A Biomedical Knowledge Graph for Biomarker Discovery in Cancer

Structured and unstructured data and facts about drugs, genes, protein, viruses, and their mechanism are spread across a huge number of scientific articles. These articles are a large-scale knowledge source and can have a huge impact on disseminating knowledge about the mechanisms of certain biological processes. A domain-specific knowledge graph~(KG) is an explicit conceptualization of a specific subject-matter domain represented w.r.t semantically interrelated entities and relations. A KG can be constructed by integrating such facts and data and be used for data integration, exploration, and federated queries. However, exploration and querying large-scale KGs is tedious for certain groups of users due to a lack of knowledge about underlying data assets or semantic technologies. Such a KG will not only allow deducing new knowledge and question answering(QA) but also allows domain experts to explore. Since cross-disciplinary explanations are important for accurate diagnosis, it is important to query the KG to provide interactive explanations about learned biomarkers. Inspired by these, we construct a domain-specific KG, particularly for cancer-specific biomarker discovery. The KG is constructed by integrating cancer-related knowledge and facts from multiple sources. First, we construct a domain-specific ontology, which we call OncoNet Ontology (ONO). The ONO ontology is developed to enable semantic reasoning for verification of the predictions for relations between diseases and genes. The KG is then developed and enriched by harmonizing the ONO, additional metadata schemas, ontologies, controlled vocabularies, and additional concepts from external sources using a BERT-based information extraction method. BioBERT and SciBERT are finetuned with the selected articles crawled from PubMed. We listed down some queries and some examples of QA and deducing knowledge based on the KG.
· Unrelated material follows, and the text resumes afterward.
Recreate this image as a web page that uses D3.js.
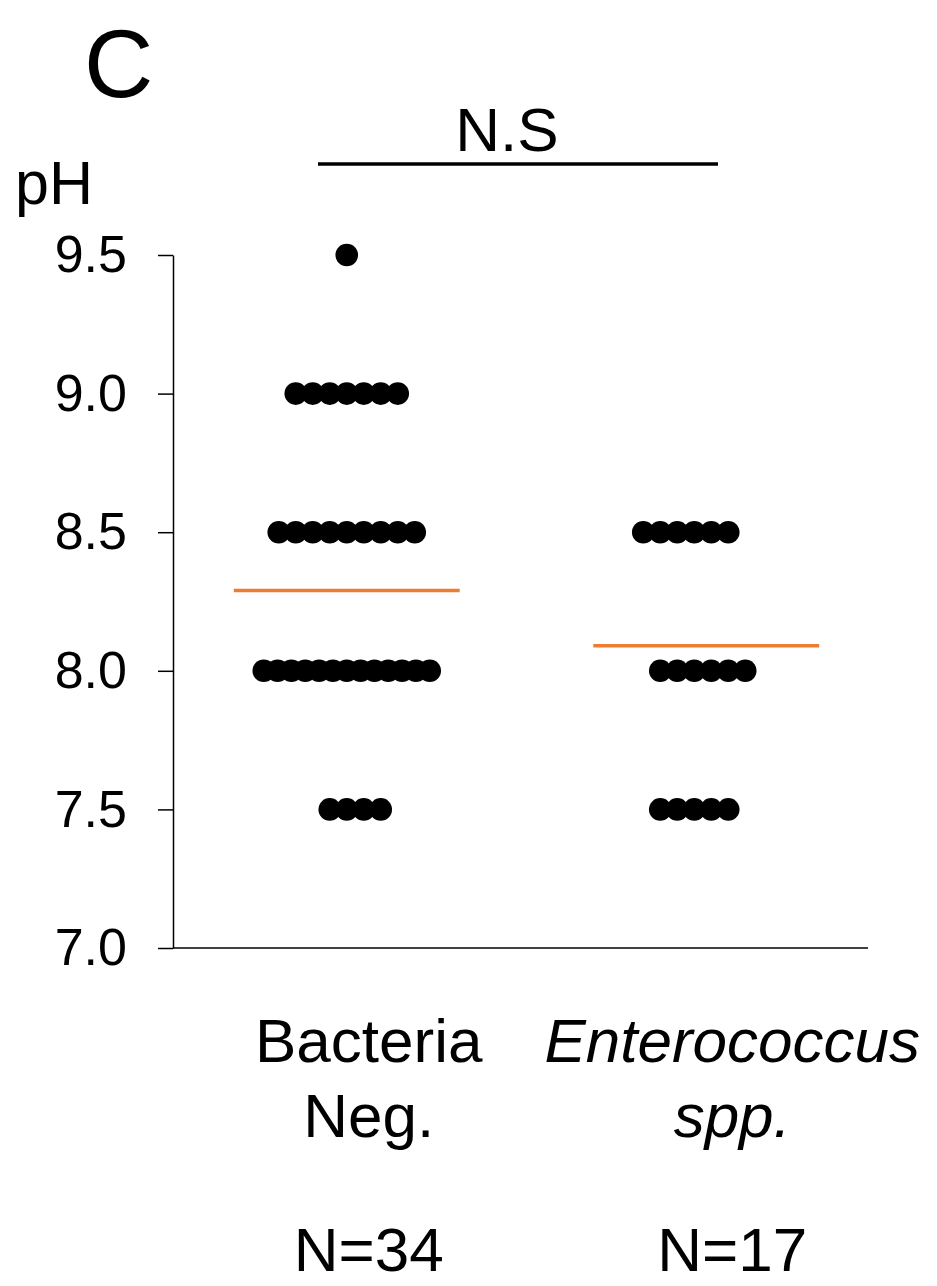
<!DOCTYPE html>
<html>
<head>
<meta charset="utf-8">
<script src="https://cdn.jsdelivr.net/npm/d3@7"></script>
<style>
  body { margin: 0; background: #fff; }
  text { font-family: "Liberation Sans", Arial, sans-serif; fill: #000; }
</style>
</head>
<body>
<svg></svg>
<script>
// data
var categories = ["Bacteria Neg.", "Enterococcus spp."];
var labelLine1 = ["Bacteria", "Enterococcus"];
var labelLine2 = ["Neg.", "spp."];
var nLabels = ["N=34", "N=17"];
var phLevels = [9.5, 9.0, 8.5, 8.0, 7.5];
var bacteriaCounts = [1, 7, 9, 13, 4];
var enteroCounts = [0, 0, 6, 6, 5];
// slot of the first dot in each row (rows are not all centred the same way)
var bacteriaFirstSlot = [0, -3, -4, -6, -1];
var enteroFirstSlot = [0, 0, -3, -2, -2];
var means = [8.29, 8.09];
var yTicks = [7.0, 7.5, 8.0, 8.5, 9.0, 9.5];
var sigLabel = "N.S";

var svgWidth = 937;
var svgHeight = 1286;

var plotLeft = 173;
var plotRight = 868;
var plotTop = 255;
var plotBottom = 948;

var dotRadius = 11.3;
var dotStep = 17;
var rowMaxSpan = 166;

var svg = d3.select("svg")
    .attr("width", svgWidth)
    .attr("height", svgHeight);

var x = d3.scaleBand()
    .domain(categories)
    .range([plotLeft, plotRight]);

var y = d3.scaleLinear()
    .domain([7.0, 9.5])
    .range([plotBottom, plotTop]);

// y axis
var yAxis = svg.append("g")
    .attr("transform", "translate(" + plotLeft + ",0)")
    .call(d3.axisLeft(y)
        .tickValues(yTicks)
        .tickFormat(d3.format(".1f"))
        .tickSize(15)
        .tickSizeOuter(0)
        .tickPadding(31));

yAxis.selectAll("path, line")
    .attr("stroke", "#000")
    .attr("stroke-width", 1.5);
yAxis.selectAll("text")
    .style("font-family", "'Liberation Sans', Arial, sans-serif")
    .style("font-size", "52px")
    .attr("fill", "#000");

// x axis line
svg.append("line")
    .attr("x1", plotLeft)
    .attr("x2", plotRight)
    .attr("y1", y(7.0))
    .attr("y2", y(7.0))
    .attr("stroke", "#000")
    .attr("stroke-width", 1.5);

// build dots
function rowDots(cat, counts, firstSlot) {
    var out = [];
    counts.forEach(function (n, i) {
        if (n == 0) return;
        var step = n > 1 ? Math.min(dotStep, rowMaxSpan / (n - 1)) : 0;
        for (var k = 0; k < n; k++) {
            out.push({ cat: cat, value: phLevels[i], slot: firstSlot[i] + k, step: step });
        }
    });
    return out;
}

var dots = rowDots(categories[0], bacteriaCounts, bacteriaFirstSlot)
    .concat(rowDots(categories[1], enteroCounts, enteroFirstSlot));

svg.append("g")
    .selectAll("circle")
    .data(dots)
    .join("circle")
    .attr("cx", function (d) { return x(d.cat) + x.bandwidth() / 2 + d.slot * d.step; })
    .attr("cy", function (d) { return y(d.value); })
    .attr("r", dotRadius)
    .attr("fill", "#000");

// mean lines
var meanShift = [0, 12];
var meanHalf = x.bandwidth() * 0.325;
svg.append("g")
    .selectAll("line")
    .data(means)
    .join("line")
    .attr("x1", function (d, i) { return x(categories[i]) + x.bandwidth() / 2 + meanShift[i] - meanHalf; })
    .attr("x2", function (d, i) { return x(categories[i]) + x.bandwidth() / 2 + meanShift[i] + meanHalf; })
    .attr("y1", function (d) { return y(d); })
    .attr("y2", function (d) { return y(d); })
    .attr("stroke", "#ED7D31")
    .attr("stroke-width", 3.5);

// category labels
var labelShift = [22, 38];
var labels = svg.append("g");
categories.forEach(function (c, i) {
    var cx = x(c) + x.bandwidth() / 2 + labelShift[i];
    var style = i == 1 ? "italic" : "normal";
    labels.append("text")
        .attr("x", cx).attr("y", 1062)
        .attr("text-anchor", "middle")
        .style("font-size", "62px")
        .style("font-style", style)
        .text(labelLine1[i]);
    labels.append("text")
        .attr("x", cx).attr("y", 1137)
        .attr("text-anchor", "middle")
        .style("font-size", "62px")
        .style("font-style", style)
        .text(labelLine2[i]);
    labels.append("text")
        .attr("x", cx).attr("y", 1271)
        .attr("text-anchor", "middle")
        .style("font-size", "62px")
        .text(nLabels[i]);
});

// significance bar
svg.append("line")
    .attr("x1", 318)
    .attr("x2", 718)
    .attr("y1", 164)
    .attr("y2", 164)
    .attr("stroke", "#000")
    .attr("stroke-width", 3.5);

svg.append("text")
    .attr("x", 507)
    .attr("y", 151)
    .attr("text-anchor", "middle")
    .style("font-size", "62px")
    .text(sigLabel);

// axis title and panel letter
svg.append("text")
    .attr("x", 15)
    .attr("y", 204)
    .style("font-size", "61px")
    .text("pH");

svg.append("text")
    .attr("x", 84)
    .attr("y", 97)
    .style("font-size", "96px")
    .text("C");
</script>
</body>
</html>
翻译：关于药物、基因、蛋白质、病毒及其作用机制的结构化与非结构化数据及事实，分散于海量科学文献中。这些文献作为大规模知识源，对传播特定生物过程机制的相关知识具有重大影响。领域特定知识图谱是对特定领域概念的显式化表达，涉及具有语义关联的实体及其关系。通过整合此类事实与数据构建知识图谱，可用于数据集成、探索及联邦查询。然而，由于缺乏对底层数据资产或语义技术的了解，特定用户群体在探索和查询大规模知识图谱时面临困难。此类知识图谱不仅能推导新知识、实现问答系统，还可支持领域专家进行探索。鉴于跨学科解释对精准诊断至关重要，通过查询知识图谱对已习得的生物标志物进行交互式解释具有重要价值。受此启发，我们构建了面向癌症特异性生物标志物发现的领域知识图谱。该图谱通过整合多源癌症相关知识与事实构建：首先开发领域本体OncoNet本体（ONO），其设计目标在于通过语义推理对疾病与基因关系的预测结果进行验证；随后通过整合ONO、附加元数据模式、本体、受控词汇表及外部来源概念并采用基于BERT的信息抽取方法，构建并丰富知识图谱。我们基于从PubMed抓取的精选文献对BioBERT和SciBERT进行微调实验，并列举了基于该知识图谱的查询示例、问答系统实例及知识推导案例。